In fact, the other day as I was cooking in the kitchen I heard Sophie begin to chant in the living room as she was playing. The rhythm and the words were clearly riffing on the chanted Magnificat from the divineoffice.org podcast. But she was consciously playing with the words, making them deliberately silly, mixing them up, deliberately using the wrong parts of speech. “He told us that we were too lowly… and worshiped us all generations…. he has come to worship you in your healthiness and knock down all your consciousness… he will come to worship you I doubt you and you will give him some bread…. you lowly bread and water… and sacrifice his life for you… he will come to worship you in all generations and will never conceit you…. he will count out arms at your bidding and eat bread and water… he will deceive you of your enemies and never have any doubts…” It was delightful to hear how she was playing with the language, but also how intimate her knowledge of the prayer, in order to extemporize like that she had to know it pretty well.

I can’t remember a time when I didn’t like poetry. I remember memorizing several poems in elementary school and some of them are still with me, in my memory locked and some of them still remain as fragments. Crossing the Bar by Alfred Lord Tennyson, Success is Counted Sweetest by Emily Dickinson. I remember walking to my mother’s office after school when I was in high school while working on memorizing a Shakespeare sonnet just because I liked the sound of it. In college I was an English major and focused heavily on the poetry of Eliot but I added many more poems and snippets to my memory hoard then as well. I wish I knew more poems, but I’m glad I have as many as I do. I often recite my bits and pieces at the kids and at various times I’ve consciously worked at memorizing new poems, letting them see me work and struggle to get the lines down. Interestingly, they memorize faster than I do so by the time I have a poem down several of the kids likely have it memorized as well.

For me poetry seems to be seasonal. There are times when I crave it and cram it and seasons when I don’t touch it at all. But my hope is that I can share a culture of poetry love with my children and that they will all eventually come to love memorizing and reciting as I do, even if I’m not very good at doing it on schedule.

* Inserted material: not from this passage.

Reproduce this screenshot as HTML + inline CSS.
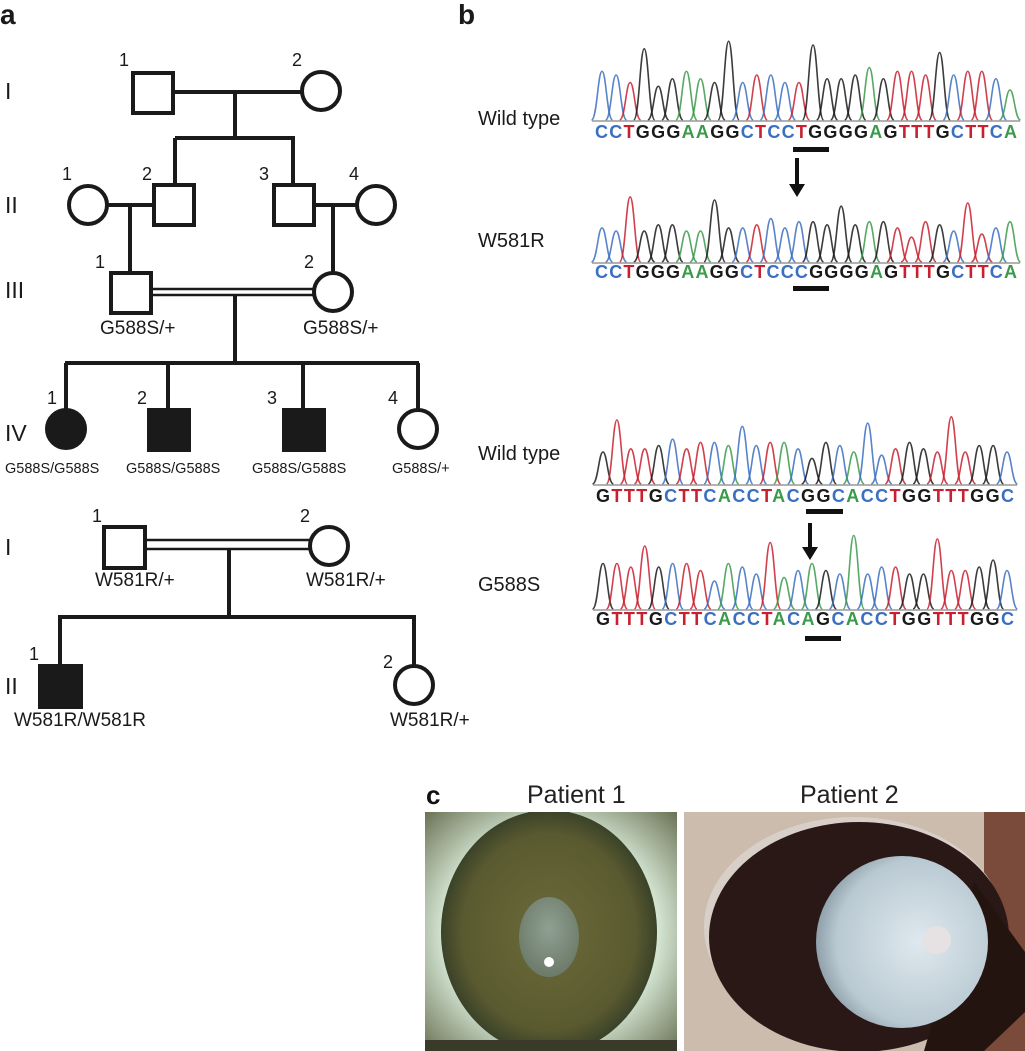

Above all, though, what I want is for poetry to be something they enjoy and do not fear. Because it seems to me there is nothing sadder than hating poetry.

image via Flickr

Share:FacebookX
Join the discussion

This site uses Akismet to reduce spam. Learn how your comment data is processed.

8 comments
  • When I was young, I enjoyed the poetry of hymns in the hymnal (Lutheran here) and learning what the rhythm notations meant (like 8-6-8-6) and then finding other hymns with the same cadence and singing the original to the new tune. Like singing Amazing Grace to House of the Rising Sun 🙂

    • Oh that is a fun mashup. I’ve played around with that a bit since the hymns in the Liturgy of the Hours don’t have music notation (not that I could read it). There were a bunch of them I didn’t know the tunes to but I read online somewhere that you can sing somes with this notation to this tune and suddenly I could sing a lot more of them.

  • It is such a joy to share poetry with children. I think people assume it will be a dull subject, and especially that children won’t like memorising. But in my experience the opposite is true. I remember one literature class I took in our homeschool co-op, I asked the children to memorise part of a poem in separate family groups. They came back the next week having memorised the whole long thing, they had enjoyed it so much.

    • I love reading poetry with my kids, but I have been shy of assigning memorization as a task to do. I guess I’m afraid of sucking the joy out of it. Instead what I’ve done has been to work on memorizing poems myself, out loud where they can hear me. I find that they usually have it down before I do. I haven’t done that in a while though. I should pick a poem and get cracking. The last thing we worked on was Ogden Nash’s Custard the Dragon. We memorized most of the poem, I think we were only lacking the last couple of stanzas. The kids really did enjoy it, such a fun poem.

  • This school year I started having a weekly poetry tea with my kids. I pull out the fine china*, a lunch of cheese and crackers or sandwiches, a sweet treat, and tea. The kids each scan the shelves for a poem they want to share. Shel Silverstein, Robert Frost, Tolkien, e.e. cummings, Jack Pretzlusky, Robert Service, all have made appearances, and those are just the ones I remember. I don’t pull apart the poems; we just listen, then one or two might share what he likes about them before moving on. It’s a lovely break in the school week and a joyful, no-stress encounter with beauty and humor.

    I think the humor is important, and overlooked if someone is trying to cram Important Poetry into a unit of study. It’s an easy trap to fall into: “There’s too much Important Stuff to waste time with frivolity— harumpf!” But if part of the goal of poetry with kids is wanting them to enjoy it, find funny poems. “When Father Carves the Duck,” Belloc’s Bad Children, “Eletelephony” or even “I eat my peas with honey.” There will be time to branch out into serious or highbrow ones, but the joy of playing with language sticks for a long time, and that’s a vital first impression to have. Thank you for the mention of Custard the Dragon. I’ll bring that one out at a teatime soon!

    Have you encountered the book “This Place in the Snow” about kids building a snow fort? It’s a picture book but the rhythm of the language strikes the ear like poetry. I love the assonance and alliteration. “It lay like lace along the trees. It hatted the houses. It capsuled the cars in thick and sticky white…” It’s a joy to read aloud.

    I’m enjoying the regular poetry posts. Thanks for sharing them!

    *For those old enough to know not to throw dishes on the floor. The one year old, Raphael, gets plastic. The three-year-old, Lawrence, gets less-fine china. The older ones can have anything in the china cabinet. I figure if a dish gets broken in loving service it does the soul better than a complete set gathering dust.

    • I rather wish we had some fancy china. But we really don’t have cabinet space for it. I like the idea of a fancy tea but so far my internal reaction to the idea of actually planning such has been a firm “not yet.”

      I haven’t seen This Place in the Snow, but that sounds delightful. I love well-written picture books that play with language. They can be so very poetic.